Elle évoque ensuite le fameux frigo de Franck et ses autocollants sur AD, Georges Ibrahim Abdallah et l’EZLN (qui pour elle est un mouvement basque !). Ah ! Si vous aimez la violence comme c’est ses photos retrouvées sur la révolte en Grèce c’est que vous avez un comportement potentiellement à risque. D’ailleurs on retrouve chez lui un texte en arabe évoquant la guerre civile algérienne, ce qui fera dire au traducteur sensé être impartial qu’il est proche du FIS ! Le procureur en rajoute une couche en disant qu’à la DCRI les conditions décrites de la GAV relèvent du fantasme et se demande comment on peut soutenir les prisonniers d’AD (qui ont commis paraît-il sept meurtres) et Georges Ibrahim Abdallah sans avoir quelques dispositions à la violence.

À Inès, ce sont toujours les mêmes questions. La questionneuse pousse la provocation pour dire que de la prise de l’ADN est utile dans les cas de viol. À la fin de cette deuxième journée d’audience, Ivan explique sa consultation de site internet militant et la présidente de s’interroger : mais pourquoi ne pas créer son site pour que vous puissiez exprimer vos opinions. Et pour mieux vous surveiller accessoirement.

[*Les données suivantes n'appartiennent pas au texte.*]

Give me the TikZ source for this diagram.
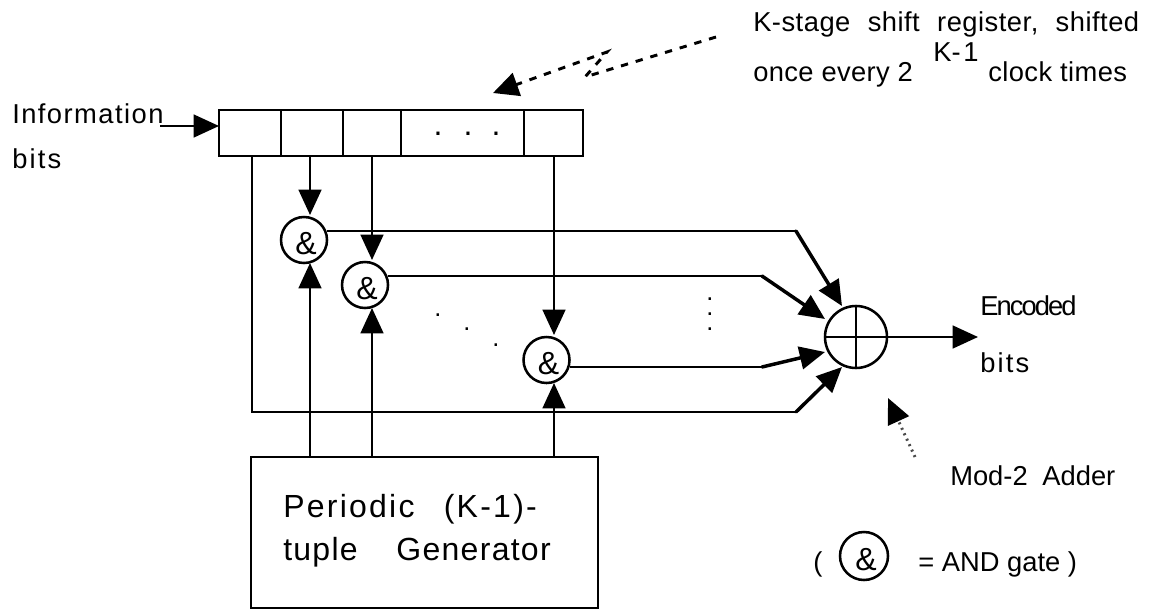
\documentclass[tikz,border=0pt]{standalone}
\usepackage{fontspec}
\setmainfont{Liberation Sans}
\usetikzlibrary{arrows.meta}
\newcommand{\andsym}{\hspace{3pt}\smash{\raisebox{-.45em}{\&}}}
\tikzset{
  x=0.75pt,y=-0.75pt,
  wire/.style={line width=1.9pt,draw=black},
  tip/.style={-{Triangle[length=19pt,width=17pt]}},
  arr/.style={wire,tip},
  slant/.style={line width=2.6pt,draw=black,line cap=round,tip},
  dasharr/.style={line width=2.2pt,dash pattern=on 5.5pt off 6pt,-{Triangle[length=19pt,width=18pt]}},
  dotarr/.style={line width=2.2pt,draw=black!70,dash pattern=on 1.5pt off 3pt,-{Triangle[length=19pt,width=17pt,color=black]}},
  box/.style={draw,line width=1.9pt,inner sep=0pt,outer sep=0pt,anchor=north west},
  cell/.style={box,minimum height=34.5pt},
  gate/.style={circle,draw,line width=1.9pt,minimum size=34.5pt,inner sep=0pt,outer sep=0pt,font=\fontsize{24}{24}\selectfont},
  txt/.style={anchor=base west,inner sep=0pt,font=\fontsize{20.5}{24}\selectfont},
  gtxt/.style={anchor=base west,inner sep=0pt,font=\fontsize{24}{28}\selectfont},
  dotmark/.style={anchor=base,inner sep=0pt,font=\fontsize{24}{24}\selectfont},
  smalldot/.style={anchor=base,inner sep=0pt,font=\fontsize{19}{19}\selectfont},
}
\begin{document}
\begin{tikzpicture}
\useasboundingbox (0,0) rectangle (1152,610);
% register
\node[cell,minimum width=46.5pt] (c1) at (219,110) {};
\node[cell,minimum width=46.5pt] (c2) at (281,110) {};
\node[cell,minimum width=43.5pt] (c3) at (343,110) {};
\node[cell,minimum width=92.25pt] (c4) at (401,110) {};
\node[cell,minimum width=44.25pt] (c5) at (524,110) {};
\node[dotmark] (rd1) at (438,135.5) {.};
\node[dotmark] (rd2) at (468,135.5) {.};
\node[dotmark] (rd3) at (496,135.5) {.};
% gates
\node[gate] (g1) at (304,240) {\andsym};
\node[gate] (g2) at (365,285) {\andsym};
\node[gate] (g3) at (546.5,360) {\andsym};
\node[circle,draw,line width=1.9pt,minimum size=46.5pt,inner sep=0pt,outer sep=0pt] (add) at (856,337) {};
\draw[wire] (add.north)--(add.south) (add.west)--(add.east);
% generator
\node[box,minimum width=260.25pt,minimum height=113.25pt] (gen) at (251,457) {};
\node[gtxt] (gt1) at (283,517) {\addfontfeature{LetterSpace=7}Periodic\hspace{22pt}(K-1)-};
\node[gtxt] (gt2) at (283,560) {\addfontfeature{LetterSpace=4}tuple\hspace{29pt}Generator};
% connector coordinates
\coordinate (s2) at (310,156);
\coordinate (s3) at (372,156);
\coordinate (s5) at (554,156);
\coordinate (s1) at (252,156);
\coordinate (t1) at (310,215);
\coordinate (t2) at (372,260);
\coordinate (t3) at (554,335);
\coordinate (b1) at (310,263);
\coordinate (b2) at (372,308);
\coordinate (b3) at (554,383);
\coordinate (f1) at (310,457);
\coordinate (f2) at (372,457);
\coordinate (f3) at (554,457);
\draw[arr] (s2)--(t1);
\draw[arr] (s3)--(t2);
\draw[arr] (s5)--(t3);
\draw[arr] (f1)--(b1);
\draw[arr] (f2)--(b2);
\draw[arr] (f3)--(b3);
% to adder
\coordinate (a1) at (842,306);
\coordinate (a2) at (825,319);
\coordinate (a3) at (825,352);
\coordinate (a4) at (842,367);
\coordinate (o1) at (327,231);
\coordinate (o2) at (388,276);
\coordinate (o3) at (570,367);
\coordinate (k1) at (796,231);
\coordinate (k2) at (762,276);
\coordinate (k3) at (762,367);
\coordinate (k4) at (796,412);
\coordinate (l4) at (252,412);
\draw[wire] (o1)--(k1);
\draw[slant] (k1)--(a1);
\draw[wire] (o2)--(k2);
\draw[slant] (k2)--(a2);
\draw[wire] (o3)--(k3);
\draw[slant] (k3)--(a3);
\draw[wire] (s1)--(l4)--(k4);
\draw[slant] (k4)--(a4);
% input and output
\coordinate (inp) at (160,126);
\draw[arr] (inp)--(c1.west|-inp);
\coordinate (outp) at (978,337);
\draw[arr] (add.east)--(outp);
% dashed pointer
\coordinate (d0) at (716,37);
\coordinate (d1) at (585,77);
\coordinate (d2) at (607,52);
\coordinate (d3) at (493,93);
\draw[dasharr] (d0)--(d1)--(d2)--(d3);
% dotted pointer
\coordinate (m0) at (915,457);
\coordinate (m1) at (888,398);
\draw[dotarr] (m0)--(m1);
% labels
\node[txt] (l1) at (753,32) {\addfontfeature{LetterSpace=1.8}K-stage\hspace{13pt}shift\hspace{13pt}register,\hspace{13pt}shifted};
\node[txt] (l2) at (753,82) {\addfontfeature{LetterSpace=1.3}once every 2};
\node[txt] (l3) at (933,62) {K-\hspace{2pt}1};
\node[txt] (l4t) at (988,82) {\addfontfeature{LetterSpace=1.5}clock times};
\node[txt] (i1) at (12,123) {\addfontfeature{LetterSpace=5.3}Information};
\node[txt] (i2) at (12,168) {\addfontfeature{LetterSpace=8}bits};
\node[txt] (e1) at (980,315) {\addfontfeature{LetterSpace=-7}Encoded};
\node[txt] (e2) at (980,372) {\addfontfeature{LetterSpace=8}bits};
\node[txt] (m) at (950,485) {Mod-2\hspace{11pt}Adder};
\node[txt] (p1) at (813,571) {(};
\node[gate,minimum size=36pt] (lg) at (864,556) {\andsym};
\node[txt] (p2) at (918,571) {= AND gate )};
% dots
\node[smalldot] (gd1) at (438,316.3) {.};
\node[smalldot] (gd2) at (467,330.3) {.};
\node[smalldot] (gd3) at (496,346.3) {.};
\node[anchor=south,inner sep=0pt,align=center,font=\fontsize{19}{11}\selectfont] (vd) at (710,330.5) {.\\.\\.};
\end{tikzpicture}
\end{document}
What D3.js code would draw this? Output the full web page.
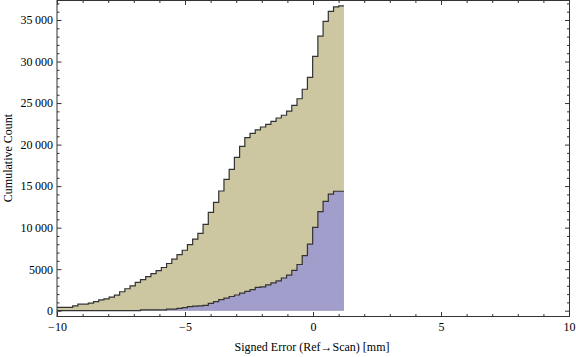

La troisième journée débute par l’interrogatoire de Javier. Dans son sac au moment de son arrestation les flics découvrent le livre De mémoire de Jann Marc Rouillan. Encore des mauvaises intentions… Le camarade se défend précisément sur la prise supposée de son ADN et sa fragilité scientifique comme moyen de preuve. Il refuse tout net évoquer la moindre idée politique car il rejette son implication dans les faits reprochés. Il s’insurge sur son inscription comme militant de la fantomatique MAAF dans le fichier des RG et estime que ce tribunal les a déjà condamné. Le juge hargneux s’agace en lui disant qu’il est désinvolte !

L’audience finit par la fastidieuse lecture de rapport de RG sur les agissements dans les manifs et autres des « anars automnes » depuis 2006 ! Toujours cette volonté de créer un lien terroriste d’une supposée nébuleuse.